My point here is that the two large coalitions in America (the GOP/Libertarian/Big Business and the Democrats\Social Liberals\Economic Liberals just break up on these two issues and thus both parties in an effort to preserve their own coalition tend to want Zoning and Gun Control cases to be ignored by the Courts.



Now a second reason is the GOP's weak hold on Rural America (Especially the Rural North). The rural North has always been more liberal than the GOP as a whole and the rural South (the Rural North is still Conservative, but no where near the Conservative of the rest of the GOP). The Rural North remembers it was what had defeated the South in the Civil War and it was fought to free people from unfair bondage. This "Liberal" streak runs deep but has been kept in check by the GOP over the Gun Control issue. If the Gun Control issue would disappear OR worse, be addressed by Liberal Democrats based on a Supreme Court Decision that banning firearms would be UNCONSTITUTIONAL, The GOP would lose huge sections of this Country. West Virginia would be solidly Democratic as would be Tennessee. Rural Ohio, Indiana, Pennsylvania and Illinois would defect (It would be a slow change but enough to swing these states to solid Democratic majorities).

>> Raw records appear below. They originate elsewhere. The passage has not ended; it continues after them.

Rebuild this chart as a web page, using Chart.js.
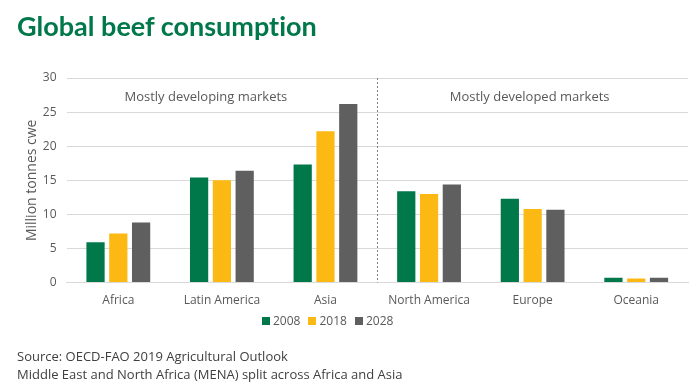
<!DOCTYPE html>
<html>
<head>
  <meta charset="UTF-8">
  <title>Global beef consumption</title>
  <style>
    body {
      margin: 0;
      background: #fff;
      font-family: "Open Sans", Arial, sans-serif;
    }
    #wrap {
      position: relative;
      width: 700px;
      height: 390px;
    }
    #title {
      position: absolute;
      left: 17px;
      top: 9px;
      font-family: Lato, "Open Sans", sans-serif;
      font-weight: bold;
      font-size: 27px;
      font-variant-ligatures: none;
      color: #00784a;
    }
    #legend {
      position: absolute;
      left: 262px;
      top: 312px;
      font-size: 12px;
      color: #595959;
      display: flex;
      gap: 8px;
    }
    #legend span.box {
      display: inline-block;
      width: 8px;
      height: 8px;
      margin-right: 3px;
    }
    #source {
      position: absolute;
      left: 17px;
      top: 347px;
      font-size: 13px;
      line-height: 18px;
      color: #404040;
    }
    #beefChart {
      position: absolute;
      left: 0;
      top: 0;
    }
  </style>
</head>
<body>
  <div id="wrap">
    <canvas id="beefChart" width="700" height="390"></canvas>
    <div id="title">Global beef consumption</div>
    <div id="legend"></div>
    <div id="source">Source: OECD-FAO 2019 Agricultural Outlook<br>Middle East and North Africa (MENA) split across Africa and Asia</div>
  </div>

  <script src="https://cdn.jsdelivr.net/npm/chart.js"></script>
  <script>
    const regions = ["Africa", "Latin America", "Asia", "North America", "Europe", "Oceania"];
    const years = ["2008", "2018", "2028"];
    const values2008 = [5.9, 15.4, 17.3, 13.4, 12.3, 0.7];
    const values2018 = [7.2, 15.0, 22.2, 13.0, 10.8, 0.6];
    const values2028 = [8.8, 16.4, 26.2, 14.4, 10.7, 0.7];
    const colors = ["#00784a", "#fdb913", "#5f5f5f"];
    const yTicks = [0, 5, 10, 15, 20, 25, 30];
    const groupLabels = ["Mostly developing markets", "Mostly developed markets"];

    const seriesValues = [values2008, values2018, values2028];

    // dashed divider + group captions
    const groupPlugin = {
      id: "groups",
      afterDatasetsDraw(chart) {
        const ctx = chart.ctx;
        const x = chart.scales.x;
        const area = chart.chartArea;
        const splitX = (x.getPixelForValue(2) + x.getPixelForValue(3)) / 2;
        ctx.save();
        ctx.strokeStyle = "#7f7f7f";
        ctx.lineWidth = 1;
        ctx.setLineDash([2, 2]);
        ctx.beginPath();
        ctx.moveTo(Math.round(splitX) + 0.5, area.top);
        ctx.lineTo(Math.round(splitX) + 0.5, area.bottom);
        ctx.stroke();
        ctx.setLineDash([]);
        ctx.fillStyle = "#595959";
        ctx.font = "13px 'Open Sans', Arial, sans-serif";
        ctx.textAlign = "center";
        ctx.textBaseline = "middle";
        const textY = chart.scales.y.getPixelForValue(27.1);
        ctx.fillText(groupLabels[0], (x.getPixelForValue(0) + x.getPixelForValue(2)) / 2 - 16, textY);
        ctx.fillText(groupLabels[1], (x.getPixelForValue(3) + x.getPixelForValue(5)) / 2 - 3, textY);
        ctx.restore();
      }
    };

    const ctx = document.getElementById("beefChart").getContext("2d");
    new Chart(ctx, {
      type: "bar",
      data: {
        labels: regions,
        datasets: years.map((year, i) => ({
          label: year,
          data: seriesValues[i],
          backgroundColor: colors[i],
          categoryPercentage: 0.66,
          barPercentage: 0.8,
        })),
      },
      options: {
        responsive: false,
        animation: false,
        devicePixelRatio: 1,
        layout: {
          padding: { top: 78, bottom: 79, left: 16, right: 12 },
        },
        plugins: {
          legend: { display: false },
          tooltip: { enabled: false },
        },
        scales: {
          x: {
            grid: { display: false },
            border: { color: "#d9d9d9" },
            ticks: {
              color: "#595959",
              font: { size: 12, family: "'Open Sans', Arial, sans-serif" },
              maxRotation: 0,
            },
          },
          y: {
            min: 0,
            max: 30,
            afterBuildTicks(axis) {
              axis.ticks = yTicks.map((v) => ({ value: v }));
            },
            grid: { color: "#d9d9d9", drawTicks: false },
            border: { display: false },
            ticks: {
              color: "#595959",
              padding: 10,
              font: { size: 12, family: "'Open Sans', Arial, sans-serif" },
            },
            title: {
              display: true,
              text: "Million tonnes cwe",
              color: "#595959",
              font: { size: 14, family: "'Open Sans', Arial, sans-serif" },
              padding: { top: 8, bottom: -8 },
            },
          },
        },
      },
      plugins: [groupPlugin],
    });

    const legend = document.getElementById("legend");
    years.forEach((year, i) => {
      const item = document.createElement("span");
      item.innerHTML = '<span class="box" style="background:' + colors[i] + '"></span>' + year;
      legend.appendChild(item);
    });
  </script>
</body>
</html>
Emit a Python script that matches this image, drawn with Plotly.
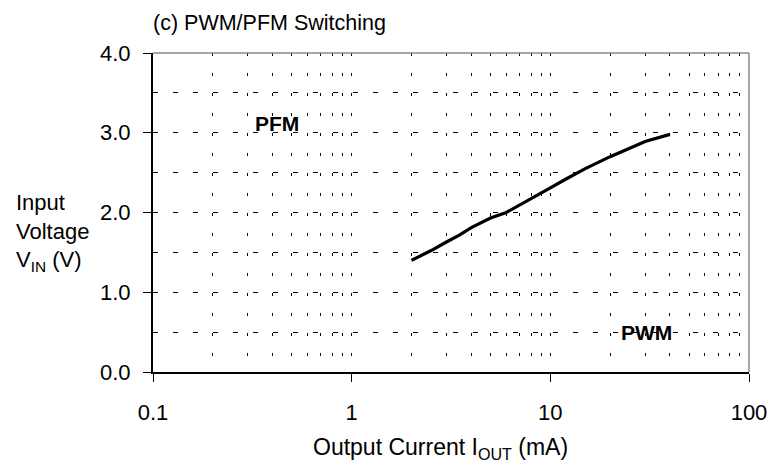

Thus the GOP plays the Gun Control Card for all that it is worth. THE GOP has to play it for the GOP is offering NOTHING to the rural populations (except for cut support for Rural electrification, crop support, highways, bridges and welfare programs that hurt rural America as much as the inner cities).

Thus the GOP knows that a Supreme Court ruling on the Second would kill its chances of getting a majority of the votes. Once the Second is flushed out (In my opinion, prohibiting restrictions as to rifles, shotguns, including assault rifles, but permitting restrictions on Pistols) the fears of the rural north regarding Gun Control will disappear. The rural north can live with a ban on handguns, but any ban on Rifles or Shotguns will cause them great harm (Both are used as tools on small farms AND in rural Social Gatherings). The rural north are told "the Democrats want you guns" and take that the Democrats want not only their pistols but also their Rifles and Shotguns. A ruling by the Supreme Court that the Second prohibits the States and the Federal Government from banning rifles and Shotguns (and restricting any restrictions on owning rifles and Shotguns) would mean many rural voters will have to decide to vote on some grounds other than "The Democrats want to take your guns". Once these other reasons come into play, Rural Voters will tend to see their interest are more protected by the Democrats than the GOP. It is THAT conclusion that drives the GOP's fight to have any decision by the Supreme Court regarding the Second.

Thus the GOP does NOT want a Supreme Court decision, it may get one because just like the MIA issue, it has escaped from the Control of the GOP. We will have to see if the Court wants to take these Second Amendment cases. Given Bush vs Gore the Court may fell like it has to appease its liberal wing and take a Second Amendment case. We will have to see, but the Supreme Court likes to rule by with all nine in agreement and if the Liberals on the Court fight long enough they will get the Gun Control cases on the Supreme Court Docket.